CPAC gives used 3D printing filament new life through recycling program

Published: Apr 21, 2023 12:50 PM

By Cassie Montgomery

As the saying goes: reduce, reuse, recycle. But what does that mean in the world of 3D printing? The Center for Polymers and Advanced Composites (CPAC) has plans to find out with a newly launched 3D printing filament recycling program titled “ReMake,” launched in conjunction with the Auburn University Waste Reduction and Recycling Department.

There are many laboratories across the Auburn University campus utilizing additive manufacturing or 3D printing for various research and instructional purposes. The process generates a sizable amount of waste material that is ripe for reuse.

“Nearly all materials on campus that go into the waste and recycling bins are trucked off campus for disposal and processing,” said Jesse Teel, coordinator of waste reduction and recycling on campus. “The miles those materials travel make for a larger carbon footprint. Processing 3D waste on campus creates a closed loop for that material without adding miles, which reduces carbon production and waste overall.”

Teel approached Bryan Beckingham, CPAC director and associate professor of chemical engineering, with the idea of recycling the excess 3D printing filament and for Beckingham, the answer was obvious.

“Through ReMake, CPAC is helping breathe new life into this material that was previously being discarded,” he said. “The recycled material isn’t as high quality as new filament, but we are in the process of studying the mechanical properties of the recycled filament in comparison to new filament to identify the best uses for this product.”

Two CPAC researchers – Yoorae Noh, a chemical engineering post-doctoral fellow, and Maggie Nelson, a senior in aerospace engineering – are working to publicize the effort to labs across campus and even to other institutions such as Southern Union State Community College, as well as process the material in the lab as it comes in.

“Working with polymers in engineering, sustainability is a primary concern that demands consideration from the material’s production, use and eventual disposal. With on-campus additive manufacturing labs, there is an immense amount of waste produced from prototyping, teaching and just frequent use in general,” Nelson said. “Rather than contributing to massive amounts of waste, we can help establish a sustainable material infrastructure for filament at Auburn. We can recycle 3D printing filament easily with the facilities established at CPAC and then redistribute the filament for subsequent use. This allows us to repurpose what would have been waste and encourage a circular economy on Auburn’s campus.”

Noh is taking the lead on the comparison research study. She explained that the team is in the first stage of the project, focusing on the polylactic acid, or PLA material, and providing a staging area in the Gavin Laboratory building where the discarded filament can be collected to be recycled.

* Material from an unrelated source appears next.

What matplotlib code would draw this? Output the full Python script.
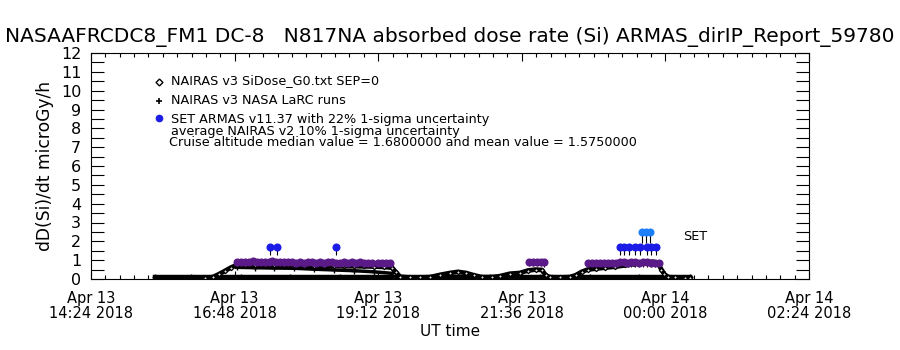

“The process we are using is as follows: after collection, we internally re-sort the materials and grind them to a proper size. Then, we do a pre-treatment (such as drying), extrude and spool the recycled filament,” she said. “Primary 3D printing is used for making prototypes and daily objects. Once we set up the recycling loop system with the waste, we can save a huge amount of 3D printer waste and cost.”

Once the mechanical properties of the recycled product are better understood, the team plans to redistribute the recycled filament back to additive manufacturing facilities across campus.

“Right now, our goal is to utilize our recycled products on campus through student design projects or for making prototypes, for example. After figuring out the exact physical and mechanical properties of recycled filament, we can set our scope of distribution,” Noh said. 

According to Nelson, the benefits of the program are two-fold: promoting sustainable practices on campus while also saving on material expenses in the long-run.

“Rather than allotting large portions of budgets to purchasing new filament, facilities like the Makerspace can redistribute those funds to further develop their lab with new equipment or outreach initiatives,” Nelson said. “The recycled filament will also contribute to promoting sustainable practices and alternative sources for materials in labs.”